They’re cute just wild lol. I am the one who thinks dog clothes are weird and cats....nope. I think it’s cute but not happening here.


----------



## DARKFIRE007 (Jun 5, 2018)

daniellenc said:


> They’re cute just wild lol. I am the one who thinks dog clothes are weird and cats....nope. I think it’s cute but not happening here.



It IS odd for me to beat the drum for them because I hate to see a poor cat or dog in a silly costume lol. I guess it has to be MY pet before I understand? I dunno lol.


----------



## Jay Bagley (Jun 5, 2018)

I guess I'd rather see a tortoise wearing a sweater vs the chihuahuas I see people cramming into designer purses.


----------



## DARKFIRE007 (Jun 5, 2018)

Jay Bagley said:


> I guess I'd rather see a tortoise wearing a sweater vs the chihuahuas I see people cramming into designer purses.



Ah the Paris Hilton maneuver....you watch south park? They had a brilliant episode about how every chihuahua she owned committed suicide lol. And without copying you I NEVER would have spelled chihuahua right haha.


----------



## Jay Bagley (Jun 5, 2018)

DARKFIRE007 said:


> Ah the Paris Hilton maneuver....you watch south park? They had a brilliant episode about how every chihuahua she owned committed suicide lol. And without copying you I NEVER would have spelled chihuahua right haha.
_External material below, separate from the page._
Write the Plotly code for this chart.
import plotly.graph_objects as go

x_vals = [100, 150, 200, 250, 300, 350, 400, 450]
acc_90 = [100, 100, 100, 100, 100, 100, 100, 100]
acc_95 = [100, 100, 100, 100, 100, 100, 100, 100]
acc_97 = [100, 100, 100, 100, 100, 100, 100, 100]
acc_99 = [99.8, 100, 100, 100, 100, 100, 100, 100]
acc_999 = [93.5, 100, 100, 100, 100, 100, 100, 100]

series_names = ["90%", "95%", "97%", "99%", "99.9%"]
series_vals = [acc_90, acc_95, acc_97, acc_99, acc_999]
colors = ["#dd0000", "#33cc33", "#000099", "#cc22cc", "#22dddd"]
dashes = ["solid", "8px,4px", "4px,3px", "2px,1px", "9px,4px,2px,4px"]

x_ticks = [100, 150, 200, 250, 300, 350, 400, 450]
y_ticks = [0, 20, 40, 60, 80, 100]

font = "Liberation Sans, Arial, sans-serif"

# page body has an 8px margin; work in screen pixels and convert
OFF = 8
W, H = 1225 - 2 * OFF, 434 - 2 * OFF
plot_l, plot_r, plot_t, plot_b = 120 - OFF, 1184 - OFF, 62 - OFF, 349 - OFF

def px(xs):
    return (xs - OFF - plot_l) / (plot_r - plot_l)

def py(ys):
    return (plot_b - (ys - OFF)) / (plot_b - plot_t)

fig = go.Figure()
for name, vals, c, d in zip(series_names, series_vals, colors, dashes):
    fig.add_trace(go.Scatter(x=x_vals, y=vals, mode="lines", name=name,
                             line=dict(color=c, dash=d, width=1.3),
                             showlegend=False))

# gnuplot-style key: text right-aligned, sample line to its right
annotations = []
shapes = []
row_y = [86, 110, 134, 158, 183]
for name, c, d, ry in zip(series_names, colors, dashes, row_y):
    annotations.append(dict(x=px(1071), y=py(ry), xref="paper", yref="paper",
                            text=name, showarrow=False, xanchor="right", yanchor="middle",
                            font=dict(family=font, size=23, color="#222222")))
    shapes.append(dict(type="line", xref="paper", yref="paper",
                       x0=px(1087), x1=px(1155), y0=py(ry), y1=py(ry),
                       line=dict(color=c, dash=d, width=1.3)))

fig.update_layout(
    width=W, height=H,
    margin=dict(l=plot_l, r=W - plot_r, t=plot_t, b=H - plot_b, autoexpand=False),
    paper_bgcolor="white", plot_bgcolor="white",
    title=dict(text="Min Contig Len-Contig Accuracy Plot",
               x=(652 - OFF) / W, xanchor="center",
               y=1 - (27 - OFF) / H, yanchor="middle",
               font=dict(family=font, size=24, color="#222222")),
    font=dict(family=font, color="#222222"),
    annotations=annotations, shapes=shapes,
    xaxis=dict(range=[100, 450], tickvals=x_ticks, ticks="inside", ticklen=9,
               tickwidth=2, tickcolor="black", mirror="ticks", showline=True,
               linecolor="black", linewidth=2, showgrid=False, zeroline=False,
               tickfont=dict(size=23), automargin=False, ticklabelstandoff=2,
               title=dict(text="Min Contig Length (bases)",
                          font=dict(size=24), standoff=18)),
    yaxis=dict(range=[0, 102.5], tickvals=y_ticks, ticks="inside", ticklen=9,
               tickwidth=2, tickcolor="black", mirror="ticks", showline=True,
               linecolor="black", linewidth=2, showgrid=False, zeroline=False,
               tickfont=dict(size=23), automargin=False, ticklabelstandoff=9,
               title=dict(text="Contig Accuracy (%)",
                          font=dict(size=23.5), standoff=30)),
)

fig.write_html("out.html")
LOL, yeah I saw that episode. South Park is my guilty pleasure. I cheated, I used Google Talk to Text.


----------



## Melis (Jun 5, 2018)

Jay Bagley said:


> I guess I'd rather see a tortoise wearing a sweater vs the chihuahuas I see people cramming into designer purses.


@Jay Bagley !!! We always “like” each other’s posts on here, but I must let you know...I am that person!!! Lolol
This pic showed up on my Timehop the other day, but I am still the same way 8 years later. They are my children! (I hope we can still be tfo friends...lolol)


----------



## Melis (Jun 5, 2018)

Ps I think the tort sweaters are super cute for photo ops!


----------



## Jay Bagley (Jun 5, 2018)

Melis said:


> View attachment 241033
> 
> @Jay Bagley !!! We always “like” each other’s posts on here, but I must let you know...I am that person!!! Lolol
> This pic showed up on my Timehop the other day, but I am still the same way 8 years later. They are my children! (I hope we can still be tfo friends...lolol)
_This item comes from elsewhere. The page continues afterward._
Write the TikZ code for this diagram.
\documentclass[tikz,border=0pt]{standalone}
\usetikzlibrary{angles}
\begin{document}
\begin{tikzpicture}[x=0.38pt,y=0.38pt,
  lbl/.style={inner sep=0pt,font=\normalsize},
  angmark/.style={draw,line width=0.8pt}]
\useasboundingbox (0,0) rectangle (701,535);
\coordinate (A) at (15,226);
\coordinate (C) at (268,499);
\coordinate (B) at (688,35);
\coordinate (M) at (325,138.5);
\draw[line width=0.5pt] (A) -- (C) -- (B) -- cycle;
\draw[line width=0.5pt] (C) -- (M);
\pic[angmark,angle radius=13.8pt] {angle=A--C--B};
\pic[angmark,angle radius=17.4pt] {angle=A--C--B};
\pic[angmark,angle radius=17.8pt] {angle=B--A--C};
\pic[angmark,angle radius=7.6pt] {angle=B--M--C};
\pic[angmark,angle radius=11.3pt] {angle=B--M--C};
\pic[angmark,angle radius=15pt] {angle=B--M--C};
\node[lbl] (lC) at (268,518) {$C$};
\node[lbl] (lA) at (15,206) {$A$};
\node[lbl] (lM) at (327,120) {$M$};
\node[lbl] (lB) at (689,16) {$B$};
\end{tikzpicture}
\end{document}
Your dogs are absolutely adorable. I don't have anything against anyone who puts a tortoise in a sweater, I just know mine would pee and poop all over me before I had it on LOL. I know what you mean about being like your kids, I feel the same way about my dog. My daughter did the same thing when our dog Chase was a puppy, in her purse or backpack and away they went.


----------



## DARKFIRE007 (Jun 6, 2018)

Jay Bagley said:


> Your dogs are absolutely adorable. I don't have anything against anyone who puts a tortoise in a sweater, I just know mine would pee and poop all over me before I had it on LOL. I know what you mean about being like your kids, I feel the same way about my dog. My daughter did the same thing when our dog Chase was a puppy, in her purse or backpack and away they went.
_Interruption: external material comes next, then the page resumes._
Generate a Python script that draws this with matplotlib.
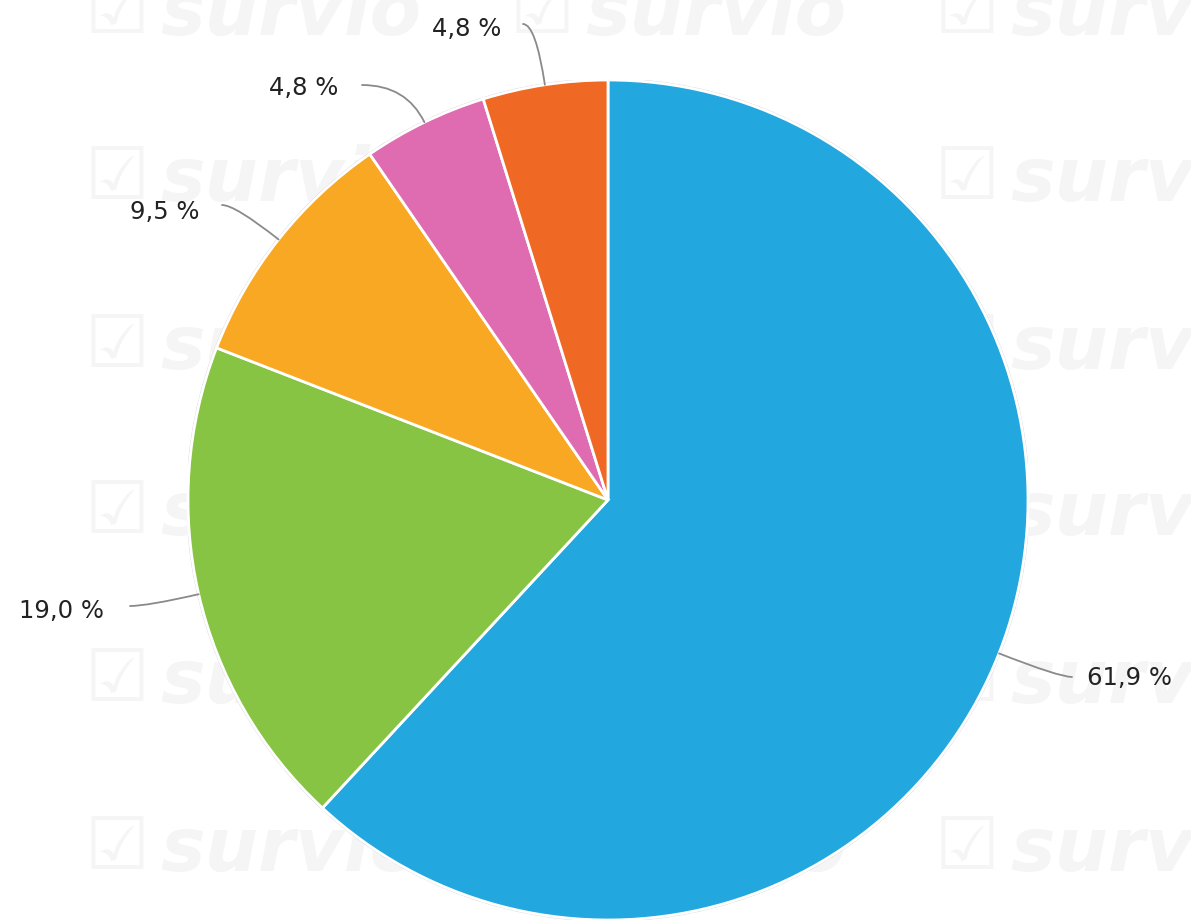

One post From Melis of her dogs and we both have to pull our foot out of our mouths lol.


----------



## Jay Bagley (Jun 6, 2018)

DARKFIRE007 said:


> One post From Melis of her dogs and we both have to pull our foot out of our mouths lol.


Yeah... As soon as I saw the picture of her cute little dogs, it was like trying to pull my Nike out of my mouth sideways.


----------



## DARKFIRE007 (Jun 6, 2018)

Check this one out....if I ever get married, so HELP me this will be what my best man looks like haha.

https://www.etsy.com/listing/553927...ch_query=tortoise sweater&ref=sr_gallery-1-22


----------



## rjamesbeasley (Jun 21, 2018)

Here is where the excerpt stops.